Leaving out all pictures, reproduce the entries below exactly, from the first line through the line that contains "fig.savefig('out.png', dpi=100)".

━━ Data records ━━

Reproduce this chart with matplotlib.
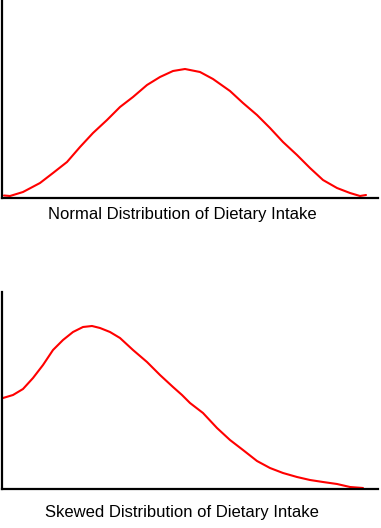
import numpy as np
import matplotlib.pyplot as plt

W, H = 381, 528

# estimated curve heights (pixels above the x axis) at intake positions
normal_x = [2, 8, 21, 38, 51, 65, 78, 91, 105, 118, 131, 145, 158, 171, 183, 188,
            198, 211, 228, 241, 255, 268, 281, 295, 308, 321, 335, 348, 358, 364]
normal_y = [2.5, 2, 6, 15, 25, 36, 51, 65, 78, 91, 101, 113, 121, 127, 129, 128,
            126, 119, 107, 95, 83, 70, 56, 43, 30, 18, 10, 5, 2, 3]

skewed_x = [1, 11, 21, 31, 41, 51, 61, 71, 81, 90, 98, 108, 118, 131, 145, 158,
            171, 180, 188, 201, 215, 228, 241, 255, 268, 281, 295, 308, 321, 335, 348, 361]
skewed_y = [91, 94, 100, 111, 124, 139, 149, 157, 162, 163, 161, 157, 151, 139, 127, 114,
            102, 94, 86, 76, 61, 49, 39, 28, 21, 16, 12, 9, 7, 5, 2, 1]

labels = ["Normal Distribution of Dietary Intake",
          "Skewed Distribution of Dietary Intake"]

fig = plt.figure(figsize=(W / 100, H / 100), dpi=100)

# (top px of axes, bottom px of axes, label baseline px)
panels = [(0, 198, 219, normal_x, normal_y),
          (292, 489, 517, skewed_x, skewed_y)]

for (top, bot, base, xs, ys), lab in zip(panels, labels):
    ax = fig.add_axes([2 / W, 1 - bot / H, 376 / W, (bot - top) / H])
    ax.plot(xs, ys, color='#ff0000', lw=1.5, solid_capstyle='round')
    ax.set_xlim(0, 376)
    ax.set_ylim(0, bot - top)
    for s in ['top', 'right']:
        ax.spines[s].set_visible(False)
    for s in ['left', 'bottom']:
        ax.spines[s].set_linewidth(1.6)
        ax.spines[s].set_color('black')
    ax.set_xticks([])
    ax.set_yticks([])
    ax.patch.set_alpha(0)
    fig.text(182 / W, 1 - base / H, lab, ha='center', va='baseline',
             fontsize=12, family='Liberation Sans', color='black')

fig.savefig('out.png', dpi=100)
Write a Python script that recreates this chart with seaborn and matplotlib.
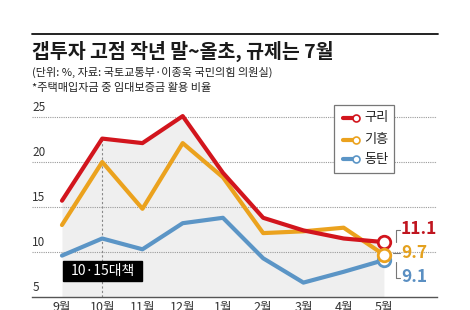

━━━

▸ **Result below**:
Reproduce this chart with matplotlib.
import numpy as np
import matplotlib.pyplot as plt

W, H = 381, 528

# estimated curve heights (pixels above the x axis) at intake positions
normal_x = [2, 8, 21, 38, 51, 65, 78, 91, 105, 118, 131, 145, 158, 171, 183, 188,
            198, 211, 228, 241, 255, 268, 281, 295, 308, 321, 335, 348, 358, 364]
normal_y = [2.5, 2, 6, 15, 25, 36, 51, 65, 78, 91, 101, 113, 121, 127, 129, 128,
            126, 119, 107, 95, 83, 70, 56, 43, 30, 18, 10, 5, 2, 3]

skewed_x = [1, 11, 21, 31, 41, 51, 61, 71, 81, 90, 98, 108, 118, 131, 145, 158,
            171, 180, 188, 201, 215, 228, 241, 255, 268, 281, 295, 308, 321, 335, 348, 361]
skewed_y = [91, 94, 100, 111, 124, 139, 149, 157, 162, 163, 161, 157, 151, 139, 127, 114,
            102, 94, 86, 76, 61, 49, 39, 28, 21, 16, 12, 9, 7, 5, 2, 1]

labels = ["Normal Distribution of Dietary Intake",
          "Skewed Distribution of Dietary Intake"]

fig = plt.figure(figsize=(W / 100, H / 100), dpi=100)

# (top px of axes, bottom px of axes, label baseline px)
panels = [(0, 198, 219, normal_x, normal_y),
          (292, 489, 517, skewed_x, skewed_y)]

for (top, bot, base, xs, ys), lab in zip(panels, labels):
    ax = fig.add_axes([2 / W, 1 - bot / H, 376 / W, (bot - top) / H])
    ax.plot(xs, ys, color='#ff0000', lw=1.5, solid_capstyle='round')
    ax.set_xlim(0, 376)
    ax.set_ylim(0, bot - top)
    for s in ['top', 'right']:
        ax.spines[s].set_visible(False)
    for s in ['left', 'bottom']:
        ax.spines[s].set_linewidth(1.6)
        ax.spines[s].set_color('black')
    ax.set_xticks([])
    ax.set_yticks([])
    ax.patch.set_alpha(0)
    fig.text(182 / W, 1 - base / H, lab, ha='center', va='baseline',
             fontsize=12, family='Liberation Sans', color='black')

fig.savefig('out.png', dpi=100)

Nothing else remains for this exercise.